The West has a much stronger hand to play vis-à-vis Russia but chooses not to play it; Putin, on the other hand, plays his weaker cards comparatively well, though one should not exaggerate Russia’s gains. The problem is more of western losses – of confidence, of unity, of sense of purpose, of values and principles. Putin senses that western leaders are eager to return to business as usual with Russia and all he needs to do is wait them out. In the process, however, the West risks sacrificing Ukraine and other countries along Russia’s borders. It looks the other way amid Russian war crimes and atrocities in Syria. It denounces Russian disinformation and interference campaigns but signals a total lack of resolve in dealing with the threat posed by Putin.
In late November 2019, Ukrainian filmmaker Oleg Sentsov received the Sakharov Prize in Strasbourg, France, awarded to him last year by the European Parliament but which he was only able to receive recently because he had been held illegally in a Russian prison for more than five years until his release in September. His warning at that ceremony is worth bearing in mind as western leaders prostrate themselves in front of Putin: “Every time, when some of you think about stretching out a hand of friendship to Putin over our heads, you should remember each of the 13,000 killed in Ukraine, the hundreds of our boys kept in prisons, who may be tortured as we speak, the Crimean Tatars, who may at this very moment be arrested.”
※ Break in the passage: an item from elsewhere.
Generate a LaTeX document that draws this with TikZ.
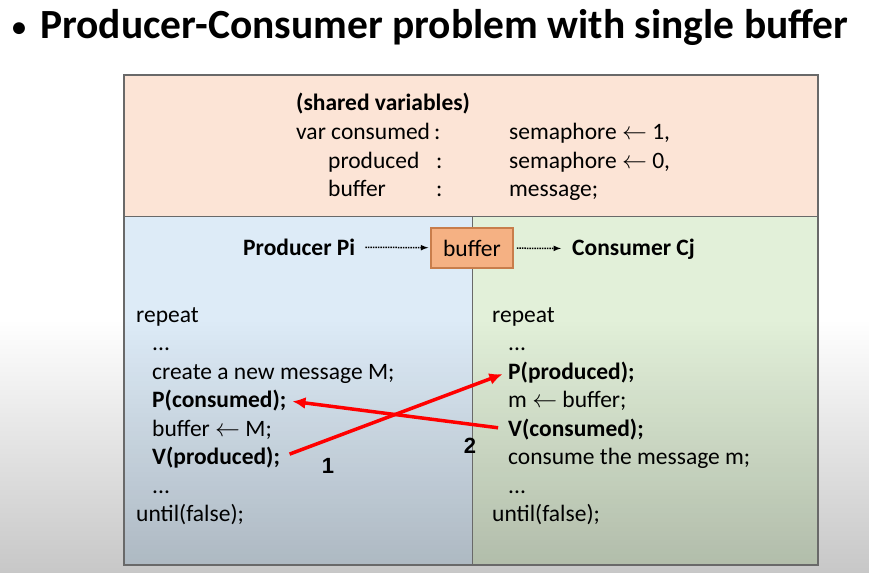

Putin deserves no praise for releasing Sentsov and other Ukrainians in September nor those released in December – they never should have been taken hostage in the first place. Putin has done nothing – repeat nothing – to deserve a return to normal relations with the West. His actions and behaviour have only gotten worse and more aggressive and threatening. This argues for an even tougher policy from the West – but the chances of that happening any time soon, sadly, with the current roster of western leaders are close to zero.
David J. Kramer is a former US Assistant Secretary of State for Democracy, Human Rights and Labor in the George W. Bush administration. He is a senior fellow in the Václav Havel Center for Human Rights and Diplomacy and director of European and Eurasian Studies at Florida International University’s Steven J. Green School of International & Public Affairs.